## START

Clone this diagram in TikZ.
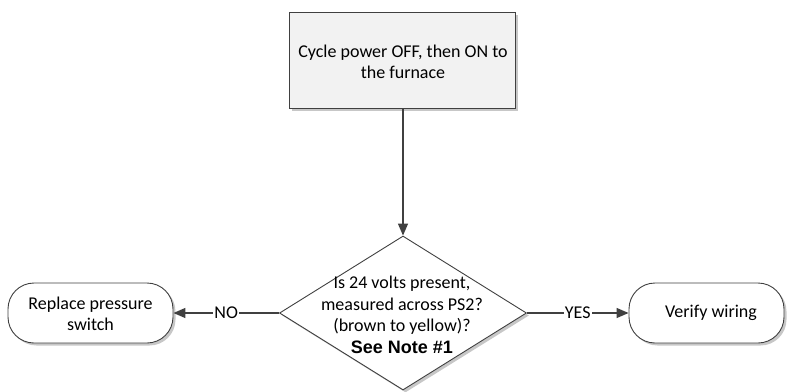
\documentclass[tikz,border=0pt]{standalone}
\usepackage{fontspec}
\setmainfont{Carlito}
\newfontfamily\arialbold{Liberation Sans}
\usetikzlibrary{shapes.geometric,arrows.meta,shadows}
\definecolor{lineC}{HTML}{404040}
\definecolor{boxfill}{HTML}{F2F2F2}
\tikzset{
  shapeline/.style={draw=lineC, line width=0.9pt},
  shadowed/.style={drop shadow={opacity=0.22, shadow xshift=2.5pt, shadow yshift=-2.5pt, fill=black}},
  procbox/.style={shapeline, shadowed, fill=boxfill, rectangle, minimum width=226pt, minimum height=96pt, inner sep=0pt},
  decbox/.style={shapeline, shadowed, fill=white, diamond, minimum width=247pt, minimum height=154pt, inner sep=0pt},
  termbox/.style={shapeline, shadowed, fill=white, rectangle, rounded corners=26pt, minimum height=60pt, inner sep=0pt},
  txt/.style={align=center, font=\fontsize{18}{21.5}\selectfont, inner sep=0pt},
  conn/.style={draw=lineC, line width=1.4pt, -{Triangle[length=12pt,width=10pt]}},
  lbl/.style={fill=white, inner sep=1pt, font=\fontsize{18}{20}\selectfont}
}
\begin{document}
\begin{tikzpicture}[x=1pt,y=-1pt]
\useasboundingbox (0,0) rectangle (787,391);
\node[procbox] (box) at (402,60) {};
\node[txt, font=\fontsize{18}{21}\selectfont] (boxt) at (403,62) {Cycle power OFF, then ON to\\the furnace};
\node[decbox] (d) at (403,313) {};
\node[txt] (dt) at (402,315) {Is 24 volts present,\\measured across PS2?\\(brown to yellow)?\\{\arialbold\bfseries See Note \#1}};
\node[termbox, minimum width=165pt] (left) at (90.5,313) {};
\node[txt] (leftt) at (90.5,314) {Replace pressure\\switch};
\node[termbox, minimum width=155pt] (right) at (706.5,313) {};
\node[txt] (rightt) at (711,313) {Verify wiring};
\draw[conn] (box.south -| d.north) -- (d.north);
\draw[conn] (d.west) -- node[lbl] (no) {NO} (left.east);
\draw[conn] (d.east) -- node[lbl] (yes) {YES} (right.west);
\end{tikzpicture}
\end{document}
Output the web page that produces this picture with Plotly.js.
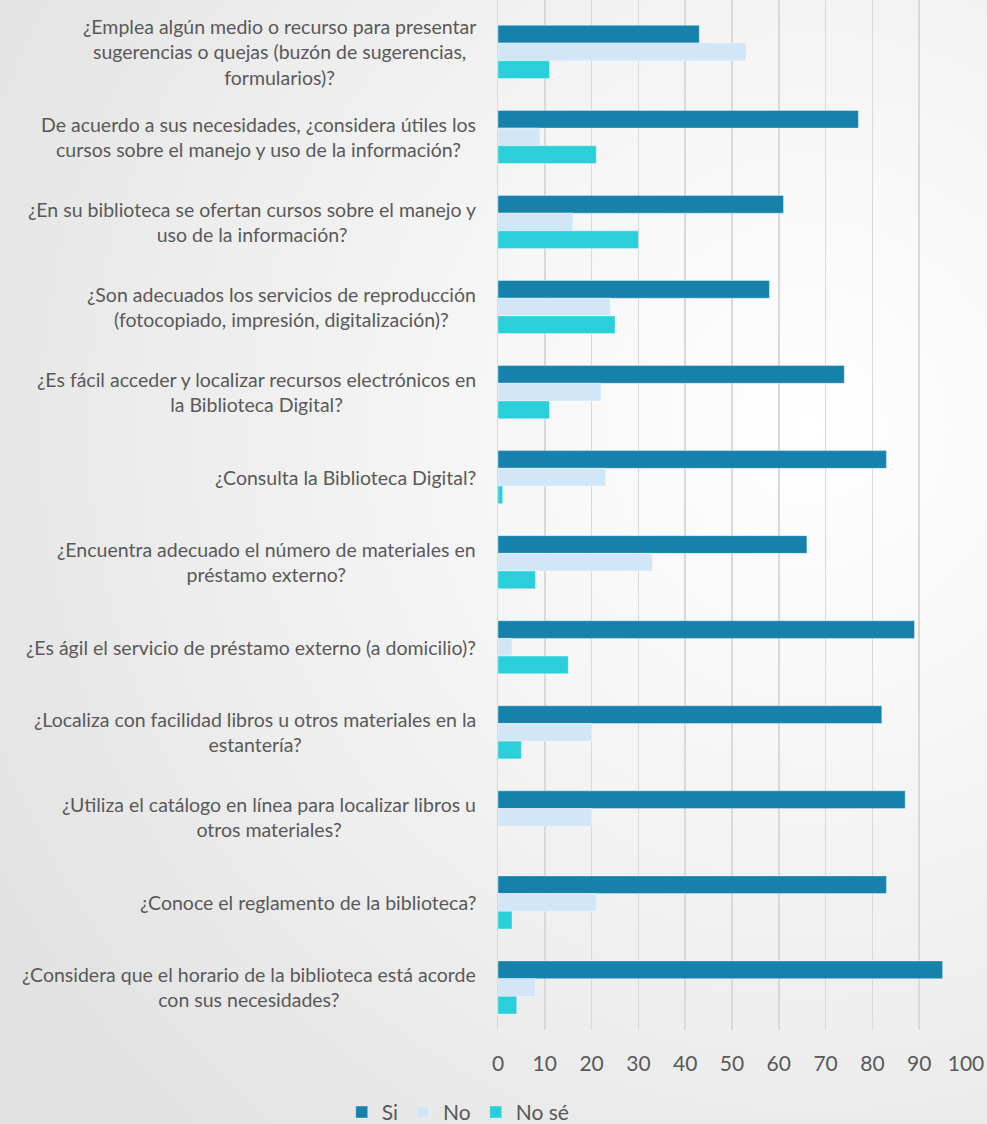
<!DOCTYPE html>
<html>
<head>
<meta charset="utf-8">
<script src="https://cdn.plot.ly/plotly-3.0.1.min.js"></script>
<style>
  html, body { margin: 0; padding: 0; }
  body {
    width: 987px; height: 1124px; overflow: hidden;
    background: radial-gradient(ellipse 95% 85% at 82% 38%, #ffffff 0%, #f6f6f6 35%, #ececec 70%, #e2e2e2 100%);
  }
  #chart { width: 987px; height: 1124px; }
</style>
</head>
<body>
<div id="chart"></div>
<script>
const categories = [
  "¿Emplea algún medio o recurso para presentar<br>sugerencias o quejas (buzón de sugerencias,<br>formularios)?",
  "De acuerdo a sus necesidades, ¿considera útiles los<br>cursos sobre el manejo y uso de la información?",
  "¿En su biblioteca se ofertan cursos sobre el manejo y<br>uso de la información?",
  "¿Son adecuados los servicios de reproducción<br>(fotocopiado, impresión, digitalización)?",
  "¿Es fácil acceder y localizar recursos electrónicos en<br>la Biblioteca Digital?",
  "¿Consulta la Biblioteca Digital?",
  "¿Encuentra adecuado el número de materiales en<br>préstamo externo?",
  "¿Es ágil el servicio de préstamo externo (a domicilio)?",
  "¿Localiza con facilidad libros u otros materiales en la<br>estantería?",
  "¿Utiliza el catálogo en línea para localizar libros u<br>otros materiales?",
  "¿Conoce el reglamento de la biblioteca?",
  "¿Considera que el horario de la biblioteca está acorde<br>con sus necesidades?"
];
const seriesNames = ["Si", "No", "No sé"];
const si   = [43, 77, 61, 58, 74, 83, 66, 89, 82, 87, 83, 95];
const no   = [53,  9, 16, 24, 22, 23, 33,  3, 20, 20, 21,  8];
const nose = [11, 21, 30, 25, 11,  1,  8, 15,  5,  0,  3,  4];
const xTicks = [0, 10, 20, 30, 40, 50, 60, 70, 80, 90, 100];

const colors = ["#1682ab", "#d1e6f6", "#2acfd9"];
const FONT = "Lato, 'Open Sans', sans-serif";
const TXT = "#595959";

const values = [si, no, nose];
const traces = values.map((v, i) => ({
  type: "bar",
  orientation: "h",
  name: seriesNames[i],
  y: categories,
  x: v,
  marker: { color: colors[i], line: { color: "rgba(255,255,255,0.45)", width: 0.8 } },
  hoverinfo: "x+name"
}));

const annotations = categories.map(c => ({
  xref: "paper", yref: "y",
  x: 0, y: c,
  xshift: -20,
  xanchor: "right", yanchor: "middle",
  align: "center",
  text: c,
  showarrow: false,
  font: { family: FONT, size: 19.5, color: TXT }
}));

const layout = {
  width: 987, height: 1124,
  margin: { l: 498, r: 21, t: 0, b: 94, autoexpand: false },
  paper_bgcolor: "rgba(0,0,0,0)",
  plot_bgcolor: "rgba(0,0,0,0)",
  barmode: "group",
  bargap: 0.376,
  bargroupgap: 0,
  showlegend: true,
  legend: {
    orientation: "h",
    x: -0.085, xanchor: "center",
    y: -0.080, yanchor: "middle",
    font: { family: FONT, size: 21, color: TXT },
    itemwidth: 30,
    traceorder: "normal"
  },
  xaxis: {
    range: [0, 100],
    tickvals: xTicks,
    ticktext: xTicks.map(String),
    showgrid: true,
    gridcolor: "#d9d9d9",
    gridwidth: 1.5,
    zeroline: false,
    showline: false,
    ticks: "",
    ticklabelstandoff: 19,
    tickfont: { family: FONT, size: 21, color: TXT },
    automargin: false,
    fixedrange: true
  },
  yaxis: {
    type: "category",
    categoryorder: "array",
    categoryarray: categories,
    range: [11.5, -0.61],
    showticklabels: false,
    showgrid: false,
    zeroline: false,
    showline: true,
    linecolor: "#d9d9d9",
    linewidth: 1.5,
    ticks: "",
    automargin: false,
    fixedrange: true
  },
  annotations: annotations
};

Plotly.newPlot("chart", traces, layout, { displayModeBar: false, staticPlot: true });
</script>
</body>
</html>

## END

Repeat the material exactly as it reads, without any of its pictures.

Answer in full ▸
Clone this diagram in TikZ.
\documentclass[tikz,border=0pt]{standalone}
\usepackage{fontspec}
\setmainfont{Carlito}
\newfontfamily\arialbold{Liberation Sans}
\usetikzlibrary{shapes.geometric,arrows.meta,shadows}
\definecolor{lineC}{HTML}{404040}
\definecolor{boxfill}{HTML}{F2F2F2}
\tikzset{
  shapeline/.style={draw=lineC, line width=0.9pt},
  shadowed/.style={drop shadow={opacity=0.22, shadow xshift=2.5pt, shadow yshift=-2.5pt, fill=black}},
  procbox/.style={shapeline, shadowed, fill=boxfill, rectangle, minimum width=226pt, minimum height=96pt, inner sep=0pt},
  decbox/.style={shapeline, shadowed, fill=white, diamond, minimum width=247pt, minimum height=154pt, inner sep=0pt},
  termbox/.style={shapeline, shadowed, fill=white, rectangle, rounded corners=26pt, minimum height=60pt, inner sep=0pt},
  txt/.style={align=center, font=\fontsize{18}{21.5}\selectfont, inner sep=0pt},
  conn/.style={draw=lineC, line width=1.4pt, -{Triangle[length=12pt,width=10pt]}},
  lbl/.style={fill=white, inner sep=1pt, font=\fontsize{18}{20}\selectfont}
}
\begin{document}
\begin{tikzpicture}[x=1pt,y=-1pt]
\useasboundingbox (0,0) rectangle (787,391);
\node[procbox] (box) at (402,60) {};
\node[txt, font=\fontsize{18}{21}\selectfont] (boxt) at (403,62) {Cycle power OFF, then ON to\\the furnace};
\node[decbox] (d) at (403,313) {};
\node[txt] (dt) at (402,315) {Is 24 volts present,\\measured across PS2?\\(brown to yellow)?\\{\arialbold\bfseries See Note \#1}};
\node[termbox, minimum width=165pt] (left) at (90.5,313) {};
\node[txt] (leftt) at (90.5,314) {Replace pressure\\switch};
\node[termbox, minimum width=155pt] (right) at (706.5,313) {};
\node[txt] (rightt) at (711,313) {Verify wiring};
\draw[conn] (box.south -| d.north) -- (d.north);
\draw[conn] (d.west) -- node[lbl] (no) {NO} (left.east);
\draw[conn] (d.east) -- node[lbl] (yes) {YES} (right.west);
\end{tikzpicture}
\end{document}
Output the web page that produces this picture with Plotly.js.
<!DOCTYPE html>
<html>
<head>
<meta charset="utf-8">
<script src="https://cdn.plot.ly/plotly-3.0.1.min.js"></script>
<style>
  html, body { margin: 0; padding: 0; }
  body {
    width: 987px; height: 1124px; overflow: hidden;
    background: radial-gradient(ellipse 95% 85% at 82% 38%, #ffffff 0%, #f6f6f6 35%, #ececec 70%, #e2e2e2 100%);
  }
  #chart { width: 987px; height: 1124px; }
</style>
</head>
<body>
<div id="chart"></div>
<script>
const categories = [
  "¿Emplea algún medio o recurso para presentar<br>sugerencias o quejas (buzón de sugerencias,<br>formularios)?",
  "De acuerdo a sus necesidades, ¿considera útiles los<br>cursos sobre el manejo y uso de la información?",
  "¿En su biblioteca se ofertan cursos sobre el manejo y<br>uso de la información?",
  "¿Son adecuados los servicios de reproducción<br>(fotocopiado, impresión, digitalización)?",
  "¿Es fácil acceder y localizar recursos electrónicos en<br>la Biblioteca Digital?",
  "¿Consulta la Biblioteca Digital?",
  "¿Encuentra adecuado el número de materiales en<br>préstamo externo?",
  "¿Es ágil el servicio de préstamo externo (a domicilio)?",
  "¿Localiza con facilidad libros u otros materiales en la<br>estantería?",
  "¿Utiliza el catálogo en línea para localizar libros u<br>otros materiales?",
  "¿Conoce el reglamento de la biblioteca?",
  "¿Considera que el horario de la biblioteca está acorde<br>con sus necesidades?"
];
const seriesNames = ["Si", "No", "No sé"];
const si   = [43, 77, 61, 58, 74, 83, 66, 89, 82, 87, 83, 95];
const no   = [53,  9, 16, 24, 22, 23, 33,  3, 20, 20, 21,  8];
const nose = [11, 21, 30, 25, 11,  1,  8, 15,  5,  0,  3,  4];
const xTicks = [0, 10, 20, 30, 40, 50, 60, 70, 80, 90, 100];

const colors = ["#1682ab", "#d1e6f6", "#2acfd9"];
const FONT = "Lato, 'Open Sans', sans-serif";
const TXT = "#595959";

const values = [si, no, nose];
const traces = values.map((v, i) => ({
  type: "bar",
  orientation: "h",
  name: seriesNames[i],
  y: categories,
  x: v,
  marker: { color: colors[i], line: { color: "rgba(255,255,255,0.45)", width: 0.8 } },
  hoverinfo: "x+name"
}));

const annotations = categories.map(c => ({
  xref: "paper", yref: "y",
  x: 0, y: c,
  xshift: -20,
  xanchor: "right", yanchor: "middle",
  align: "center",
  text: c,
  showarrow: false,
  font: { family: FONT, size: 19.5, color: TXT }
}));

const layout = {
  width: 987, height: 1124,
  margin: { l: 498, r: 21, t: 0, b: 94, autoexpand: false },
  paper_bgcolor: "rgba(0,0,0,0)",
  plot_bgcolor: "rgba(0,0,0,0)",
  barmode: "group",
  bargap: 0.376,
  bargroupgap: 0,
  showlegend: true,
  legend: {
    orientation: "h",
    x: -0.085, xanchor: "center",
    y: -0.080, yanchor: "middle",
    font: { family: FONT, size: 21, color: TXT },
    itemwidth: 30,
    traceorder: "normal"
  },
  xaxis: {
    range: [0, 100],
    tickvals: xTicks,
    ticktext: xTicks.map(String),
    showgrid: true,
    gridcolor: "#d9d9d9",
    gridwidth: 1.5,
    zeroline: false,
    showline: false,
    ticks: "",
    ticklabelstandoff: 19,
    tickfont: { family: FONT, size: 21, color: TXT },
    automargin: false,
    fixedrange: true
  },
  yaxis: {
    type: "category",
    categoryorder: "array",
    categoryarray: categories,
    range: [11.5, -0.61],
    showticklabels: false,
    showgrid: false,
    zeroline: false,
    showline: true,
    linecolor: "#d9d9d9",
    linewidth: 1.5,
    ticks: "",
    automargin: false,
    fixedrange: true
  },
  annotations: annotations
};

Plotly.newPlot("chart", traces, layout, { displayModeBar: false, staticPlot: true });
</script>
</body>
</html>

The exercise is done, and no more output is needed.